For many investors, there are only two assets worth considering most of the time – stocks or bonds. “When the stock market falters, switch to bonds for ‘safety.’ They might be dull and boring, compared to the roller-coaster ride shares can give you, but you can’t lose on US Government Bonds, because apart from less volatility, you have the strongest guarantee in the world.” So goes the argument.
Is this true? Are Uncle Sam’s Treasuries safe? Well, if you don’t mind lending your hard-earned savings to someone who already owes $9 trillion and has no chance of ever paying it back, I guess you could say they are safe.
Bonds are only safe because people (including international investors, even central banks) think they are safe. When it comes time for Uncle Sam to repay his loans, he simply borrows some more (issues new bonds), often from the same people. The lemmings love them. If that’s not a gigantic Ponzi scheme, what is? If you or I tried it, we’d be behind bars! But the scheme survives because people believe in it, as they do the fractional reserve banking system..
Just like money in the bank, technically bonds are a very unsafe investment. But whilst ever the public maintains confidence in the confidence trick that both represent, you should not lose too much.
But this brings up the main factor to consider when buying bonds. Creditworthiness is one thing. But the market risk is of even greater concern. And whatever I have to say about Treasuries here is doubled, tripled, quadrupled and more when it comes to junk bonds (lower than investment grade).
Investing is so easy. You only have to remember one rule: Buy when prices are low; Sell when prices are high. It’s that simple. Yet it is human nature to do the opposite. When an asset has been on the bottom for years, nobody wants to touch it. Once it has doubled in price, everybody wants to buy it. Crazy, huh? But that’s why a study of crowd behavior (socionomics and Elliott Wave patterns) is far more important than a study of economic fundamentals.

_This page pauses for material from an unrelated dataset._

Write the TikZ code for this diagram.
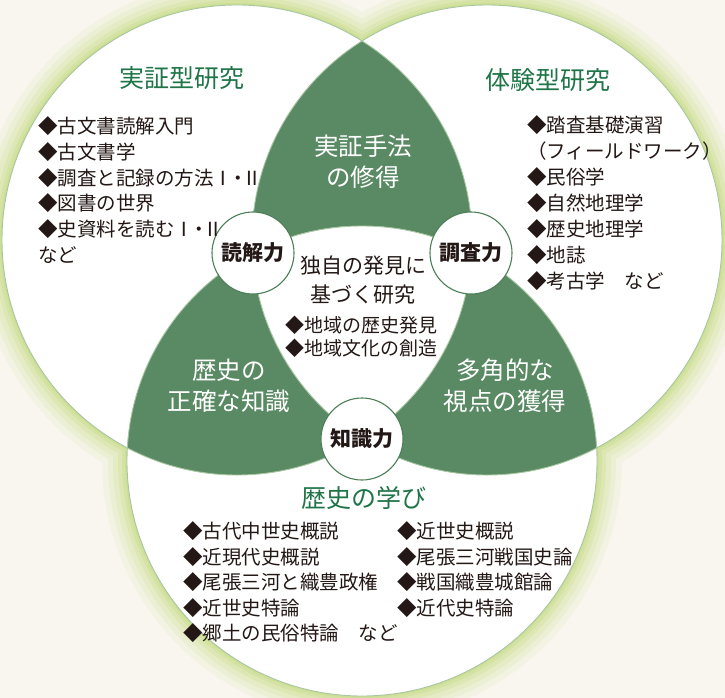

So, where are bonds now? Like stocks, they are near record high levels (interest rates near record low levels). So what should you be doing – buying or selling? I told you it was simple.
The last time I recommended buying bonds was in 1989, when the yield on the Australian 10-year was 14%. It has since been below 5% and is still below 6%.

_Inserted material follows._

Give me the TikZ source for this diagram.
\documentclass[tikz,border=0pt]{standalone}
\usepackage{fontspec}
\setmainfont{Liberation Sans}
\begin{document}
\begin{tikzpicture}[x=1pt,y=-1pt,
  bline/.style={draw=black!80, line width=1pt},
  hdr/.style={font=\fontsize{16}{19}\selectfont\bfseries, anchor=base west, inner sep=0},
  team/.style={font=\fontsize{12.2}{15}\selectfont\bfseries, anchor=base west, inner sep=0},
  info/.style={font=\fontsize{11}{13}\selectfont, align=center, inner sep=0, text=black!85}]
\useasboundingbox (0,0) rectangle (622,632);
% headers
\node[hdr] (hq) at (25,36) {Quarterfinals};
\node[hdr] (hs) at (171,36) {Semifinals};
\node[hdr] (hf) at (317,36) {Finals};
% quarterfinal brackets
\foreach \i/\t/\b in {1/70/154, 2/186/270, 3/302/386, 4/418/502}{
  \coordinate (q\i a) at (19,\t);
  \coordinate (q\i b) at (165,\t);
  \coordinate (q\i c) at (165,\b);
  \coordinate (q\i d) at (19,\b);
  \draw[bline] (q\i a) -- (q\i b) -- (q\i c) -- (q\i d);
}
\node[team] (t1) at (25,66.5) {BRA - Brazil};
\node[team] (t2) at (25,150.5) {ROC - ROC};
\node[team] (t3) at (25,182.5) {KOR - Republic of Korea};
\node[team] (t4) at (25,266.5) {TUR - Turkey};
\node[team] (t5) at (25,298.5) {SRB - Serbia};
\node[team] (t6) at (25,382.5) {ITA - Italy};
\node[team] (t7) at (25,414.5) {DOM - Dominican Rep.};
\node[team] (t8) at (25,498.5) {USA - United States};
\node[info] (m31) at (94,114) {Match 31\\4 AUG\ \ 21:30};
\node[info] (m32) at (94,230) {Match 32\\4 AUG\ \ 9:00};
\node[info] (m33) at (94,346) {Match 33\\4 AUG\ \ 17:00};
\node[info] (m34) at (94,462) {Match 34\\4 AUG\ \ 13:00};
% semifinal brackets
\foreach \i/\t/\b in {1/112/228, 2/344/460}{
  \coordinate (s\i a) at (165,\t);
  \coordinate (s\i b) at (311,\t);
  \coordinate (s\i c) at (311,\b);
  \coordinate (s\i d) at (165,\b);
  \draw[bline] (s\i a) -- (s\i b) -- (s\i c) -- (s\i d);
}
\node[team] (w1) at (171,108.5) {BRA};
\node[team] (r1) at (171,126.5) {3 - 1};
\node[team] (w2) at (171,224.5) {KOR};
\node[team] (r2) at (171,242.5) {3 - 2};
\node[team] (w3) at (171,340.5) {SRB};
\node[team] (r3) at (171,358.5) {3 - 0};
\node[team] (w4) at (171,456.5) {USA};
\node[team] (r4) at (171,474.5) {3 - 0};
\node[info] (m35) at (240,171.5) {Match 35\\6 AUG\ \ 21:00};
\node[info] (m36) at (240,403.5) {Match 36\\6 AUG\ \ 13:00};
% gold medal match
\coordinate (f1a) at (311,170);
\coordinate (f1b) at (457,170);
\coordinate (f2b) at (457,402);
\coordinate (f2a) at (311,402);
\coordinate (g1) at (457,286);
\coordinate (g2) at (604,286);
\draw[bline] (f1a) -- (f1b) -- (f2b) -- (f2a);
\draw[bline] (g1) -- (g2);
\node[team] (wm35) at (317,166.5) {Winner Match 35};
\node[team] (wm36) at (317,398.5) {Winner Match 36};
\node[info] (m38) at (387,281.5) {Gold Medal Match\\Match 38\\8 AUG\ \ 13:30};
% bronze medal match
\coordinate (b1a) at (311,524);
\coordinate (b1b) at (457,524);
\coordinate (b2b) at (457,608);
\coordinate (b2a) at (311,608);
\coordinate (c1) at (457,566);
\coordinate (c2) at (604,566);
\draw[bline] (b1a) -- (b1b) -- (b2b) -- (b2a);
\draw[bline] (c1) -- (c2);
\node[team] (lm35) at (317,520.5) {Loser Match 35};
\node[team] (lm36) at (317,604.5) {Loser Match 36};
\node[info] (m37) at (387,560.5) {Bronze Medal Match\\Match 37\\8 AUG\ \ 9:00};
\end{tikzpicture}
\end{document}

Today if you buy 30-year US bonds, you are locking in less then 5% per annum for 30 years. In 1981 you could have locked in 15% per annum. And you could have sold them along the way for a huge capital profit. Yet today they are infinitely more popular than they were in 1981, when bonds were a dirty word. That’s human nature.
“The 13 ¼ percent bond due in 2014 that the government sold on May 15, 1984, returned an annualized 24 percent. The S&P 500 returned 13 percent, including dividends, during the same period.” Courtesy Bloomberg
Clearly the most important thing is not so much what you buy and sell but when you buy and sell.
The junk bond market is a disaster waiting to happen. With investors desperate to get a better yield, they have been prepared to ignore risk, with the result that the spread between government paper and junk is near a record low. Investors are clamoring for junk yet it is clearly the worst possible time to be doing so. Along with private equity and hedge funds, associated junk bonds are going to be the greatest disaster since the dotcom crash (unless the housing crunch beats it to the punch).
But with countries like China and Japan owning hundreds of billions of dollars worth of US Government paper, is there no risk that panic selling could break out at any time even in the “quality” market, causing a collapse in bond prices and a corresponding escalation in long term interest rates around the world? A persistent inverse yield curve has been warning of trouble ahead for many months. Does the fact that this has been ignored mean that the trouble will not occur?
The expression “flight to safety,” when used in reference to bonds, may really mean “out of the frying pan into the fire.”